I am not a tax attorney, but can the high rollers who buy the suites charge them off as a business expense, and the mileage and parking too as an entertainment expense?? If so the Government is getting stuck again.
Really it does not make a difference if the Pacers attract even one paying fan, the Corporate Income Board (C.I.B.) will make up the difference. The Star is intellectually vacant so I would expect them, and our equally intellectually vacant TV News to be all giddy and bubbling over this.
No money for the proles to fix the streets, or sidewalks. No money for the proles for Public Parks, or Public Transportation.
Yes, within limits. Consult your accountant. It's considered one of the most abused areas of the tax code.
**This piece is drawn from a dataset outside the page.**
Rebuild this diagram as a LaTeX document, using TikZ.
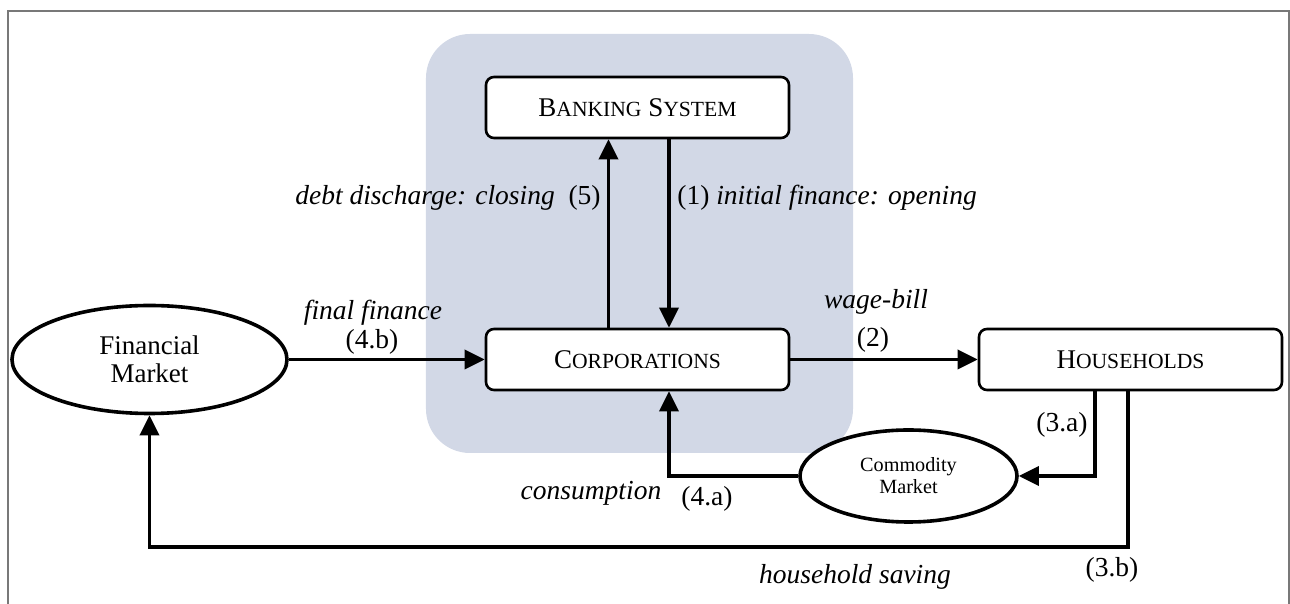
\documentclass[tikz,border=0pt]{standalone}
\usepackage{fontspec}
\setmainfont{Liberation Serif}
\usetikzlibrary{positioning,shapes.geometric,arrows.meta,backgrounds}

\definecolor{shadeblue}{RGB}{210,216,230}
\definecolor{framegray}{RGB}{120,120,120}

% fake small caps: first letter full size, rest smaller capitals
\newcommand{\fsc}[2]{#1{\fontsize{10.8pt}{12pt}\selectfont\uppercase{#2}}}

\tikzset{
  sector/.style={draw, line width=1.3pt, rounded corners=4pt, fill=white,
    minimum width=151.5pt, minimum height=30.5pt,
    font=\fontsize{13.5pt}{15pt}\selectfont},
  market/.style={draw, ellipse, line width=1.8pt, fill=white, inner sep=0pt, align=center},
  flow/.style={-{Triangle[length=10pt,width=9.5pt]}, line width=1.8pt},
  lbl/.style={font=\fontsize{13.75pt}{15pt}\selectfont, inner sep=0pt},
}

\begin{document}
\begin{tikzpicture}
    \useasboundingbox (-318.75pt,-122.25pt) rectangle (326.25pt,179.75pt);
    \draw[framegray,line width=0.7pt] (-314.75pt,-122.25pt) -- (-314.75pt,174.25pt)
        -- (325.75pt,174.25pt) -- (325.75pt,-122.25pt);

    \node[sector] (corp) at (0,0) {\fsc{C}{orporations}};
    \node[sector] (bank) [above of=corp,node distance=126pt] {\fsc{B}{anking} \fsc{S}{ystem}};
    \node[sector] (house) [right of=corp,node distance=246.5pt] {\fsc{H}{ouseholds}};
    \node[market,minimum width=137.5pt,minimum height=54pt,
        font=\fontsize{13.5pt}{14pt}\selectfont] (finmkt) [left of=corp,node distance=244pt] {Financial\\Market};
    \node[market,minimum width=108.5pt,minimum height=46pt,
        font=\fontsize{10.1pt}{11pt}\selectfont] (commkt) at ([xshift=135.5pt,yshift=-58.25pt]corp) {Commodity\\Market};

    \begin{scope}[on background layer]
        \fill[shadeblue,rounded corners=22pt] ([shift={(-105.75pt,-46.75pt)}]corp.center)
            rectangle ([shift={(107.75pt,162.75pt)}]corp.center);
    \end{scope}

    \draw[flow] ([xshift=15.75pt]bank.south) -- ([xshift=15.75pt]corp.north);
    \draw[flow] ([xshift=-14.5pt]corp.north) -- ([xshift=-14.5pt]bank.south);
    \draw[flow] (finmkt.east) -- (corp.west);
    \draw[flow] (corp.east) -- (house.west);
    \draw[flow] ([xshift=-17.75pt]house.south) |- (commkt.east);
    \draw[flow] (commkt.west) -| ([xshift=15.75pt]corp.south);
    \draw[flow] ([xshift=-1.25pt]house.south) -- ++(0,-78pt) -| (finmkt.south);

    \node[lbl] (ffin) at (-132.25pt,23.25pt) {\textit{final finance}};
    \node[lbl] (n4b) at (-132.75pt,8.75pt) {(4.b)};
    \node[lbl] (wage) at (119.25pt,28.75pt) {\textit{wage-bill}};
    \node[lbl] (n2) at (117.75pt,9.75pt) {(2)};
    \node[lbl,anchor=east] (close) at (-18.25pt,80.75pt) {\textit{debt discharge: closing}~~(5)};
    \node[lbl,anchor=west] (open) at (19.75pt,80.75pt) {(1) \textit{initial finance: opening}};
    \node[lbl] (cons) at (-23.25pt,-66.75pt) {\textit{consumption}};
    \node[lbl] (n4a) at (34.75pt,-69.75pt) {(4.a)};
    \node[lbl] (n3a) at (212.25pt,-32.75pt) {(3.a)};
    \node[lbl] (n3b) at (237.25pt,-105.25pt) {(3.b)};
    \node[lbl] (hsav) at (108.75pt,-108.75pt) {\textit{household saving}};
\end{tikzpicture}
\end{document}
We had some big rains about a month ago. The east side got really deluged. The problem is the storm sewers won’t accept all the water. Water flowed down Bosart street 3 feet deep towards New York. It buffeted cars and set off car alarms all down the street. Every basement was flooded. My house, and the neighbors, went 5 feet under water, destroying furnaces and water heaters and washers and dryers. A few blocks over, where Riley meets Washington, basement apartments also went 4-5 feet underwater. Houses have now been abandoned. They aren’t habitable. On Riley the health department condemned some places. The remnants of these lives are thrown out by the street or alley to rot. There is no homeowners insurance or flood insurance that covers basement flooding. No one to call. No one to help. People just lose their homes. Its been a month, but the debris still stands at street side. Drive down the alleys and see the remnants of people’s lives. More places to be boarded up. But this isn’t because of some anonymous banker and some bad, interest re-setting mortgage. This is the city, unable or unwilling to provide basic services. You guys probably were in the Fieldhouse watching some game that night. But we were in the dark. The power was out. There were no streetlights. The basements all flooded. And the only sound was the car alarms. No power trucks came. No police. There was no help. The people salvaged what they could. Those that could afford it paid to replace water heaters, furnaces, appliances. Those that couldn’t moved on. But 26 million more for the Fieldhouse. Is this where our property taxes are going? I think its a crime. Not a metaphorical crime. A real crime. Somehow one mayor and a handful of city county councilors decide they can take our property tax money and spend it all in their downtown neighborhood and leave nothing for us.
Anon 9:15: Pub sector abuse of the word "revenue," a private sector reality, is a treasury looting scheme that's more like property taxis... Ain't they smart?!?
Anon 9:15 - It is a crime. You are absolutely correct. That said, insanity is doing the same thing over and over again and expecting a different result. How's voting working out for you? How's complaining to like minded souls working out?
Try something different. You can only get screwed if you don't fight back. Once you start fighting, it's rape and rape is a crime.
So leave Indy. Leave this rotting corpse of a city with exploding sewers and cricket fields to the plunderers. Turn in the keys. Tear off your rear view mirror on the way out of town, throw it out the window so that it can find a home with all the other trash that lines our roads and don't look back. Don't listen to the pessimists who say that it's the same everywhere. It isn't. Some places are better. A few are worse. Due diligence, Hoss. Find a a better place and move there. You can always Fedex yourself home for Christmas, or better yet, have the family join you in your new home. You can sit around the fire and congratulate each other on your good fortune while the parasites back home shake down whomever remains willing and compliant.
Who doesn't imagine a locker room when considering fine dining?